Thiago Motta: “Via dall’Inter per Branca. Gasperini più importante di Mourinho per me”
Thiago Motta, centrocampista del Paris Saint-Germain e della Nazionale, ha svelato il motivo sul suo addio all’Inter
MEGLIO CAMBIARE
Thiago Motta si trasferì in Francia dopo aver conquistato con la maglia nerazzurra uno scudetto, una Champions, un Mondiale per Club, 2 Coppe Italia ed una Supercoppa italiana. Nell’edizione odierna de ‘Il Corriere dello Sport’ l’italo-brasiliano afferma: “Stavo benissimo all’Inter ma c’erano delle persone all’interno del club che non erano d’accordo cone me, e la cosa era reciproca. Tanto per fare un nome: Marco Branca. Lui era il direttore sportivo dell’Inter insieme ad Oriali a quei tempi e non voleva che io giocassi nella squadra, questa cosa ha favorito una mancanza di fiducia da parte mia. Perciò quando c’è stata la possibilità di trasferirmi al Paris Saint-Germain non ci ho pensato su due volte, scegliendo un posto dove ci fosse un futuro per me anziché restare a lottare per cercare di cambiare le cose, ma se fossi rimasto a Milano la situazione si sarebbe complicata ulteriormente. Ne parlai anche con l’allora presidente Massimo Moratti, un gentiluomo: lui mi ascoltò e mi disse cosa ne pensava e poi siamo giunti ad un accordo”.
IL MIGLIORE NON E’ MOU
Thiago Motta ha vissuto l’epoca d’oro targata Josè Mourinho: “Un grande allenatore nonostante in campo non stesse sempre attento a certi aspetti tattici, li lasciava più ai giocatori, e del resto in quella Inter i campioni che sapevano cosa fare sempre non mancavano.
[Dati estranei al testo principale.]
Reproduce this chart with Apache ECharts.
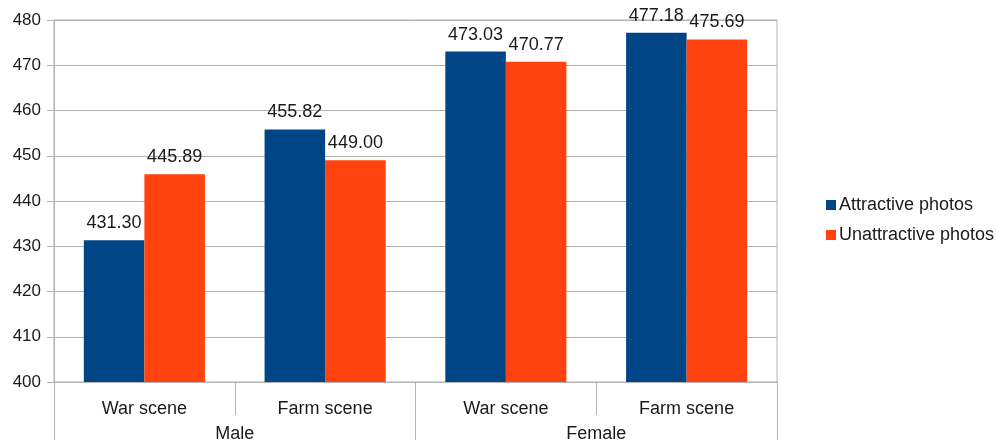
<!DOCTYPE html>
<html>
<head>
<meta charset="utf-8">
<script src="https://cdn.jsdelivr.net/npm/echarts@6/dist/echarts.min.js"></script>
<style>
  html, body { margin: 0; padding: 0; background: #fff; }
  #chart { width: 996px; height: 443px; }
</style>
</head>
<body>
<div id="chart"></div>
<script>
// Scene categories (inner level) and gender groups (outer level)
const scenes = ['War scene', 'Farm scene', 'War scene', 'Farm scene'];
const genders = ['Male', 'Female'];
const seriesNames = ['Attractive photos', 'Unattractive photos'];
const attractive = [431.30, 455.82, 473.03, 477.18];
const unattractive = [445.89, 449.00, 470.77, 475.69];
const yTicks = { min: 400, max: 480, step: 10 };

const FONT = '"Liberation Sans", Arial, sans-serif';
const TEXT = '#1a1a1a';
const LINE = '#b3b3b3';

const chart = echarts.init(document.getElementById('chart'));

function valueLabel() {
  return {
    show: true,
    position: 'top',
    distance: 8,
    color: TEXT,
    fontFamily: FONT,
    fontSize: 18,
    formatter: p => p.value.toFixed(2)
  };
}

chart.setOption({
  animation: false,
  backgroundColor: '#fff',
  textStyle: { fontFamily: FONT },
  grid: {
    left: 54, right: 219, top: 20, bottom: 61,
    show: true, borderColor: LINE, borderWidth: 1, backgroundColor: 'transparent'
  },
  legend: {
    orient: 'vertical',
    left: 826,
    top: 196,
    padding: 0,
    icon: 'rect',
    itemWidth: 10,
    itemHeight: 10,
    itemGap: 12,
    textStyle: { color: TEXT, fontFamily: FONT, fontSize: 18, padding: [0, 0, 0, -2] },
    data: seriesNames
  },
  xAxis: [
    {
      type: 'category',
      data: scenes,
      axisLine: { show: true, lineStyle: { color: LINE } },
      axisTick: { show: true, length: 33, interval: 0, lineStyle: { color: LINE } },
      axisLabel: { color: TEXT, fontFamily: FONT, fontSize: 18, margin: 18, interval: 0 },
      splitLine: { show: false }
    },
    {
      type: 'category',
      data: genders,
      position: 'bottom',
      axisLine: { show: false },
      axisTick: { show: true, length: 58, interval: 0, lineStyle: { color: LINE } },
      axisLabel: { color: TEXT, fontFamily: FONT, fontSize: 18, margin: 43, interval: 0 },
      splitLine: { show: false }
    }
  ],
  yAxis: {
    type: 'value',
    min: yTicks.min,
    max: yTicks.max,
    interval: yTicks.step,
    axisLine: { show: true, lineStyle: { color: LINE } },
    axisTick: { show: true, length: 7, lineStyle: { color: LINE } },
    axisLabel: { color: TEXT, fontFamily: FONT, fontSize: 17, margin: 13 },
    splitLine: { show: true, lineStyle: { color: LINE } }
  },
  series: [
    {
      name: seriesNames[0],
      type: 'bar',
      xAxisIndex: 0,
      data: attractive,
      barGap: '0%',
      barCategoryGap: '33%',
      itemStyle: { color: '#004586' },
      label: valueLabel()
    },
    {
      name: seriesNames[1],
      type: 'bar',
      xAxisIndex: 0,
      data: unattractive,
      barGap: '0%',
      barCategoryGap: '33%',
      itemStyle: { color: '#ff420e' },
      label: valueLabel()
    }
  ]
});
</script>
</body>
</html>
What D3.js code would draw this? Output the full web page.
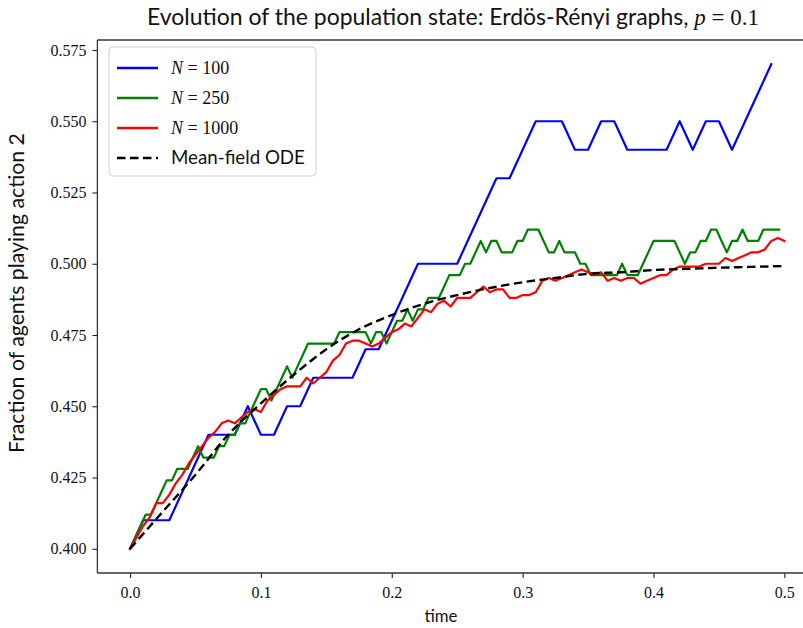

Il portoghese è speciale nei rapporti che instaura: quando perdevamo una partita il giorno dopo non salutava nessuno, invece quando vincevamo era anche più contento di noi giocatori. Ma per me il migliore è Gian Piero Gasperini: è lui l’allenatore con cui ho imparato di più tecnicamente, tatticamente e soprattutto dal punto di vista umano”.
ITALIANO DEL BRASILE
Al PSG Thiago Motta fa reparto con Marco Verratti, di cui dice: “E’ un vero genio, con un talento straordinario. Gli dico sempre che è tra i più grandi calciatori con cui sia stato. Nazionale? So cosa si dice di me, e sono consapevole di essere lento, ma ho altre caratteristiche che penso siano importanti, come ad esempio la visione di gioco o la capacità di interdizione ed il senso tattico. Se così non fosse non saprei spiegarmi come mai i migliori allenatori mi vogliano in squadra. E sentire queste cose mi feriva, perché io alla Nazionale ho dato tutto quello che potevo. La numero 10 è un numero come un altro, l’importante è impegnarsi. Io sono un italiano nato in Brasile, non soltanto per la storia della mia famiglia ma per il mio modo di essere e di interpretare il calcio”.